KEITH: That’s right. God is the highest good (summum bonum) and is goodness itself, he knows goodness itself, wills it, and then extends it to creation. To be sure, classic Reformed supralapsarianism would also deny that God is the author of evil. But, in Arminius’ judgment, to believe that God created some people for the sole purpose of reprobating them, and that he ordained their sin as a means to that end, is to imply that God is the direct cause of evil.

For Arminius, our election to salvation is conditional upon the reception of faith, whereas for Calvin, the reception of faith is conditional upon God’s absolute decision. The same can be said for reprobation. For Arminius, a person is reprobate because of that person’s rejection of God’s grace; for Calvin, God never grants saving grace to someone whom he willed and created for reprobation.

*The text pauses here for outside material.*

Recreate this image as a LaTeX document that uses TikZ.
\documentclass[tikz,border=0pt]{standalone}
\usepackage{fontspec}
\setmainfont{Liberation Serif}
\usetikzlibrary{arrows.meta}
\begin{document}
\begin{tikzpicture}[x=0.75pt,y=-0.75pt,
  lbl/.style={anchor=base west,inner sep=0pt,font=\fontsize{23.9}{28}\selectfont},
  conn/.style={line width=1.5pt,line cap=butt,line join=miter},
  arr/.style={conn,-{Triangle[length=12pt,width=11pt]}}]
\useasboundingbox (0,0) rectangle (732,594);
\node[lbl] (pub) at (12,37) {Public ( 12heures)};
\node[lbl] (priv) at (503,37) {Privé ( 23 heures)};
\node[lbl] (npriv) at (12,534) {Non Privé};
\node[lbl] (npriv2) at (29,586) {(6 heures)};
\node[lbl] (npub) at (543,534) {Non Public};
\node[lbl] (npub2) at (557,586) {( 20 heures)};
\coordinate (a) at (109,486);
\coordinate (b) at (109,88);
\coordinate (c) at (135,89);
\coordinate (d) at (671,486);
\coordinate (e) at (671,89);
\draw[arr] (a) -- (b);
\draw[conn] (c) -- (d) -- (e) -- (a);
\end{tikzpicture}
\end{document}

BEN: Arminius thinks there clearly is a theology of predestination and election in the Bible, but he wants to talk about it as conditional in nature, just as he wants to talk about resistible grace (mentioning the passages about quenching or grieving the Spirit and presumably the apostasy passages). He also seems to affirm the concept of corporate election in Israel, and then in Christ. Can you help us to understand better Arminius’ views on these things. Is one of the things at the root of all this the belief that faith, like love, cannot be coerced or predetermined, but rather requires freely responding to what was freely given?

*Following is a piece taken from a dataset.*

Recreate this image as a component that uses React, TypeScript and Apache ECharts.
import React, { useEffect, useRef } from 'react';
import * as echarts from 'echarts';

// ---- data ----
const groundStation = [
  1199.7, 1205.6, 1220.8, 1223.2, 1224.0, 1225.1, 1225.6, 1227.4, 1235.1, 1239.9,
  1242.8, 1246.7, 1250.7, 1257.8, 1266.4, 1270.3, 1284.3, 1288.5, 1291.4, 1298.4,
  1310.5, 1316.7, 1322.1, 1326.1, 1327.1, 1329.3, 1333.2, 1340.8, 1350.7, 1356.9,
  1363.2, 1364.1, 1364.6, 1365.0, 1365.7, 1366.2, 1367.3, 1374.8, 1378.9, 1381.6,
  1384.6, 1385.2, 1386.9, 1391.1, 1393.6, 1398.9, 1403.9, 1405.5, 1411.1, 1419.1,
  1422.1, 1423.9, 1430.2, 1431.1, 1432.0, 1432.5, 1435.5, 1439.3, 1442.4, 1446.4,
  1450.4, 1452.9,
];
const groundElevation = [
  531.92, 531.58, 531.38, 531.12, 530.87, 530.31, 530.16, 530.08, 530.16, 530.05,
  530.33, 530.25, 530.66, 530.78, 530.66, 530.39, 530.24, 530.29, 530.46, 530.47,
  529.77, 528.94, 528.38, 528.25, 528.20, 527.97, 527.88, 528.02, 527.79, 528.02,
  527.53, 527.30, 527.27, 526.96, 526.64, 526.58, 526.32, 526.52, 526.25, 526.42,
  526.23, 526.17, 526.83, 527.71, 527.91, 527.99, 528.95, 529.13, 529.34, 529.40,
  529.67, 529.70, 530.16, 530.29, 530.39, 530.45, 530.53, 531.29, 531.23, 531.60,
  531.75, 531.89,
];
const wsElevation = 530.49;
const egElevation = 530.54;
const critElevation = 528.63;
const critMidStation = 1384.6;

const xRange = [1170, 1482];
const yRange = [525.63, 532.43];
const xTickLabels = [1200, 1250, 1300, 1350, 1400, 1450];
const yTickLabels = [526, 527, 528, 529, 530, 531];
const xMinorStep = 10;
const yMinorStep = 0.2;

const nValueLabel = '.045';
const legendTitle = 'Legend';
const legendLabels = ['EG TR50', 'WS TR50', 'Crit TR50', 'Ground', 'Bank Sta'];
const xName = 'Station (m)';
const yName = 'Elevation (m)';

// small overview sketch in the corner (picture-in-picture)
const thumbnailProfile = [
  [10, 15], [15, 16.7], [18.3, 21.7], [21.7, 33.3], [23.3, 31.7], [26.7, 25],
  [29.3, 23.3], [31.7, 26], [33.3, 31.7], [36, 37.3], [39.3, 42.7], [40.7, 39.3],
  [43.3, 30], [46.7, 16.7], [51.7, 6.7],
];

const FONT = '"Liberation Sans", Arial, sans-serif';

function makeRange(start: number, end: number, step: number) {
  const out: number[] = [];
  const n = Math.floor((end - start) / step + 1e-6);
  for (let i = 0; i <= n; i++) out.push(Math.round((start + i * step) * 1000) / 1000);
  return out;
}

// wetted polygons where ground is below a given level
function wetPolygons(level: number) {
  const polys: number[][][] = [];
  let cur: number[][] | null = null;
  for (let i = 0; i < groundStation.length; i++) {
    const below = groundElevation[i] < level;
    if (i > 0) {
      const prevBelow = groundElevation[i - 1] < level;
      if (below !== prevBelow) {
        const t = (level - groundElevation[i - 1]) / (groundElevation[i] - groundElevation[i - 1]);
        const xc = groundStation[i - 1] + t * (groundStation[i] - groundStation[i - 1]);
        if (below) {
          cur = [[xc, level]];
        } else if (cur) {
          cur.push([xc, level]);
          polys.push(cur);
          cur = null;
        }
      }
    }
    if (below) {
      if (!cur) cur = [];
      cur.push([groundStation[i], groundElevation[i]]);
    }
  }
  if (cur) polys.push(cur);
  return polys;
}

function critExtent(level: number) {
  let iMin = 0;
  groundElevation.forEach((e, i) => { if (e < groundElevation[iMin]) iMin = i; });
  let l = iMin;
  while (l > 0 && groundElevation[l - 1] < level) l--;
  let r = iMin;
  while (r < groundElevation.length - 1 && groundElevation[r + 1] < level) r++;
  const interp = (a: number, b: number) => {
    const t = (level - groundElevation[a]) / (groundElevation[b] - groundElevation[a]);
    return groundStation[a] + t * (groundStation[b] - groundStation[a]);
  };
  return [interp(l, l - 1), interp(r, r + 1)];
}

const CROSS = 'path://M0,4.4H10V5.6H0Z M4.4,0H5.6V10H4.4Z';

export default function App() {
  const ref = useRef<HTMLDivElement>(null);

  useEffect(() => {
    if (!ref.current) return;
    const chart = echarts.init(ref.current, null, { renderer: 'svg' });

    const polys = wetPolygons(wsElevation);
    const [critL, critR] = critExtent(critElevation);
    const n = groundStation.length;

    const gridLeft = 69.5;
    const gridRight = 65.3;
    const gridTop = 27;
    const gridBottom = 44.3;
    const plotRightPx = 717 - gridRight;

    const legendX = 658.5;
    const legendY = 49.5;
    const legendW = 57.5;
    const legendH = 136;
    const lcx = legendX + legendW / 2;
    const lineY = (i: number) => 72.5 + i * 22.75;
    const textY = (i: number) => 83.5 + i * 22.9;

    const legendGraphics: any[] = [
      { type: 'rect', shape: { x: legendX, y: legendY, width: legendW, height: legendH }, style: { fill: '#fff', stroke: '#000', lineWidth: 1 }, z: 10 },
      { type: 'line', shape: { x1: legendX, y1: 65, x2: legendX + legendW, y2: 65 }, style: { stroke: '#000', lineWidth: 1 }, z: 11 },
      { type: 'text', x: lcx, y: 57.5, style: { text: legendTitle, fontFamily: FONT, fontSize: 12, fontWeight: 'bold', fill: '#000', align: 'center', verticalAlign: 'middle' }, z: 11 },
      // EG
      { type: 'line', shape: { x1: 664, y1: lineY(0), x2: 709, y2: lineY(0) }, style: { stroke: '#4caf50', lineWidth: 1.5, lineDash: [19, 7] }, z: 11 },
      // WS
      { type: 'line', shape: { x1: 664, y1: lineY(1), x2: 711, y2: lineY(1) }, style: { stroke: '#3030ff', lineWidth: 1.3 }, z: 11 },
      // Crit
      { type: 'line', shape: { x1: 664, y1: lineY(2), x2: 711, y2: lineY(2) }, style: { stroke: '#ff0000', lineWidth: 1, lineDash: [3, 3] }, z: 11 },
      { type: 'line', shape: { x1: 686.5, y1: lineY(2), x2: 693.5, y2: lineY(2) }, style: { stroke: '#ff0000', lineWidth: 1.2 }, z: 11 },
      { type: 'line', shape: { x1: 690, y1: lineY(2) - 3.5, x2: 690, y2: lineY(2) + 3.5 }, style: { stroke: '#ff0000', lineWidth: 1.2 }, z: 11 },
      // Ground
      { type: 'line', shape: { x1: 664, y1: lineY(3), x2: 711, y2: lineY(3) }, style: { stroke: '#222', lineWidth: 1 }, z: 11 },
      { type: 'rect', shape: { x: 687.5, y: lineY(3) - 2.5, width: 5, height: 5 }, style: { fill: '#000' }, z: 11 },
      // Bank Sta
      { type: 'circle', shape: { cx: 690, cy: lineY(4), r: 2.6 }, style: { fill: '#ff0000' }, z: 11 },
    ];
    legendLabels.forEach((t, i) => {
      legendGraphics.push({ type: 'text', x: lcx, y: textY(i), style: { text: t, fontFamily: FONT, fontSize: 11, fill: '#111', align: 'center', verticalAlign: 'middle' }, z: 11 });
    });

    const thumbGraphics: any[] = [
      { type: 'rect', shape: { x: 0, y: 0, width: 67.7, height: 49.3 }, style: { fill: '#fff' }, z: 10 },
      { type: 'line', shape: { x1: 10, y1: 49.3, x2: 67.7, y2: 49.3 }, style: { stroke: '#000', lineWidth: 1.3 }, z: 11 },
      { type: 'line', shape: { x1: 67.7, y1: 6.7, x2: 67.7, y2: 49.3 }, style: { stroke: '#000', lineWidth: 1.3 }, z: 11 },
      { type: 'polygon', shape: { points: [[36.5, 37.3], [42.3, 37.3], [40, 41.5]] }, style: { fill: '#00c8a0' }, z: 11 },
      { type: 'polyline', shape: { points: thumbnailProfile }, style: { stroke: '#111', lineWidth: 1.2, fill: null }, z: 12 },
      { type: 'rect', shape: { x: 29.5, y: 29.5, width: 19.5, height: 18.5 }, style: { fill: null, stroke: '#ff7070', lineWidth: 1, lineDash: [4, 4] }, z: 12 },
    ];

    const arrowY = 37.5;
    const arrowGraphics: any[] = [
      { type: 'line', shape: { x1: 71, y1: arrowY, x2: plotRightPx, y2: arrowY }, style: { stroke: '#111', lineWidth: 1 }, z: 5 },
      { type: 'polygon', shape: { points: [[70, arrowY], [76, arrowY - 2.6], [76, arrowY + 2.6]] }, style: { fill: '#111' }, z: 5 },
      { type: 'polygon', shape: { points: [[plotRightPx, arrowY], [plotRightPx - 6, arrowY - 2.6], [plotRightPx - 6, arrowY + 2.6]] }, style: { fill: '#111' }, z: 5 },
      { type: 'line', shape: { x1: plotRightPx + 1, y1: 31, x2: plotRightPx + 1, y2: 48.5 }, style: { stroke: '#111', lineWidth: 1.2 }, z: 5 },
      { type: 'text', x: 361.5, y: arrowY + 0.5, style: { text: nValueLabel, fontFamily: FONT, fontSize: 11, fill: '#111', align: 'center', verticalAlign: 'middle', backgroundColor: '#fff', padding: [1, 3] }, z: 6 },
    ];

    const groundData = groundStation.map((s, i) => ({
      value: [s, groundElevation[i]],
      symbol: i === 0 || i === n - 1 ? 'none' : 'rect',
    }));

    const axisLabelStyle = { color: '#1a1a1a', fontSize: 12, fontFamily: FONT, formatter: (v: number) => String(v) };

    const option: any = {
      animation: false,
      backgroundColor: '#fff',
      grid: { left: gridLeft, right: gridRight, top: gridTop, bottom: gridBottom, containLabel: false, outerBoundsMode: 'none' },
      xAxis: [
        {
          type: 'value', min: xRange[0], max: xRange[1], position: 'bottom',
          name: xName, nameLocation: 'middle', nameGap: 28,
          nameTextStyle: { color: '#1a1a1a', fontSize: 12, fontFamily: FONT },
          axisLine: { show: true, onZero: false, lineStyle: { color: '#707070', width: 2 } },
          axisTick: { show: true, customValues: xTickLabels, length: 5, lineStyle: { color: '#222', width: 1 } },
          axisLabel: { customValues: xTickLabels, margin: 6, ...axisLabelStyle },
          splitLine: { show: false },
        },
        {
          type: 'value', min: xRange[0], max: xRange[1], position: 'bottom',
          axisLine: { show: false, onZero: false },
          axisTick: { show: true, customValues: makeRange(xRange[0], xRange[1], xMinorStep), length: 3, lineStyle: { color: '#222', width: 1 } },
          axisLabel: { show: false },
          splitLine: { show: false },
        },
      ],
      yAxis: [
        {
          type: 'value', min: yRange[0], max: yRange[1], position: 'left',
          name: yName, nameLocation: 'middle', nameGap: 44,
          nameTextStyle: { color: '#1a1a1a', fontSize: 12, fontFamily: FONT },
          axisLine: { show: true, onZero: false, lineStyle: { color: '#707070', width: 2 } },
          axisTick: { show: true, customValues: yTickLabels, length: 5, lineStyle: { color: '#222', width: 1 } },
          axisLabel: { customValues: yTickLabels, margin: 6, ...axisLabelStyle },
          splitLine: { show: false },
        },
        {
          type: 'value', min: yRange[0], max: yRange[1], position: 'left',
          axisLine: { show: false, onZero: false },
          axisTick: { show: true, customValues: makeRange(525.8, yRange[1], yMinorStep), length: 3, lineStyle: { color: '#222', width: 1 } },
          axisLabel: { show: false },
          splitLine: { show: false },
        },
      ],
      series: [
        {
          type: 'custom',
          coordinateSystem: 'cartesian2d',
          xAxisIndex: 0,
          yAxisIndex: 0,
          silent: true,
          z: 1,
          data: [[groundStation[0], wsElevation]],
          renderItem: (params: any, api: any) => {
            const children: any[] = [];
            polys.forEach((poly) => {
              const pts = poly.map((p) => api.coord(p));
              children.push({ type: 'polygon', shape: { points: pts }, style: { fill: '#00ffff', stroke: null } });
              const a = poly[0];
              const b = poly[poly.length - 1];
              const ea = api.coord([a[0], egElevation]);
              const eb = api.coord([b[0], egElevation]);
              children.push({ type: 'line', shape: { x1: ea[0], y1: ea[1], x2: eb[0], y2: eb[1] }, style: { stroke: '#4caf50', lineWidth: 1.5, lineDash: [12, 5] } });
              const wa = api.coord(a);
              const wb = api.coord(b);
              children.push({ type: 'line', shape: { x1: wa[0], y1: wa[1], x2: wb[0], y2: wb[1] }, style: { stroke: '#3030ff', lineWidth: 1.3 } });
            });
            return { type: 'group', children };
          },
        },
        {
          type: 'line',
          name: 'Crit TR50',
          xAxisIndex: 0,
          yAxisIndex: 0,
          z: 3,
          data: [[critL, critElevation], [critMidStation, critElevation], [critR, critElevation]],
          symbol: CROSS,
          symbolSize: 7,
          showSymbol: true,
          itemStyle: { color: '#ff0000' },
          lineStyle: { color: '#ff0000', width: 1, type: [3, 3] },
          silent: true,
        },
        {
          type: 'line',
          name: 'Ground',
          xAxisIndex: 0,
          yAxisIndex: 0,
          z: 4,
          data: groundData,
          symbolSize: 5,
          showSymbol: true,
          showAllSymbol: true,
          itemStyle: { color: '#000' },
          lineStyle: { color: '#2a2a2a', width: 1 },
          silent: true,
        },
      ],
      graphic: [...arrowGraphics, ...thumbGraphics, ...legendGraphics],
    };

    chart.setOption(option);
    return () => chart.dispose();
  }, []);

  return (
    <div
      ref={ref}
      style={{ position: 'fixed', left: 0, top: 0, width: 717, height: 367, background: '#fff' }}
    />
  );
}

KEITH: One of the most common misunderstandings people repeat about Arminius is that he rejected the doctrine of predestination. As you say, Arminius certainly did retain the concept. What he rejected was the standard Reformed view.

For the Reformed, God gives justifying, saving grace irresistibly to those whom he has chosen. They are chosen and given grace with no regard whatsoever for their potential willingness to accept the gift. Their will is changed by God in such a way that God’s sovereign will cannot be thwarted. For Arminius, however, God’s grace does not destroy nature (in this case, the human will), but perfects it. Grace is and remains a gift, though it is resistible.

Arminius balanced both a corporate and an individual concept of predestination. First of all, Christ is, according to Arminius, the “foundation of election.” Arminius’ Reformed opponents, and the later Synod of Dordt, rejected this language. They insisted that Christ functions as a means to God’s prior sovereign choice; that is, God first elects individuals to save and then provides Christ as the means for their salvation. But for Arminius, all who are elect are chosen because they are “in Christ.” And they are in Christ by faith.

This is the corporate aspect of predestination. God has in mind two classes of people—penitent believers whom he will choose (God’s people) and impenitent unbelievers whom he will reject (not God’s people). And since predestination is seen as primarily related to salvation, the individual aspect of the doctrine cannot be escaped. God knows which particular individuals would accept saving grace and persevere in it, and he knows those individuals who would finally reject it. In that sense, individuals are also the proper objects of predestination (whether conditional election or conditional reprobation).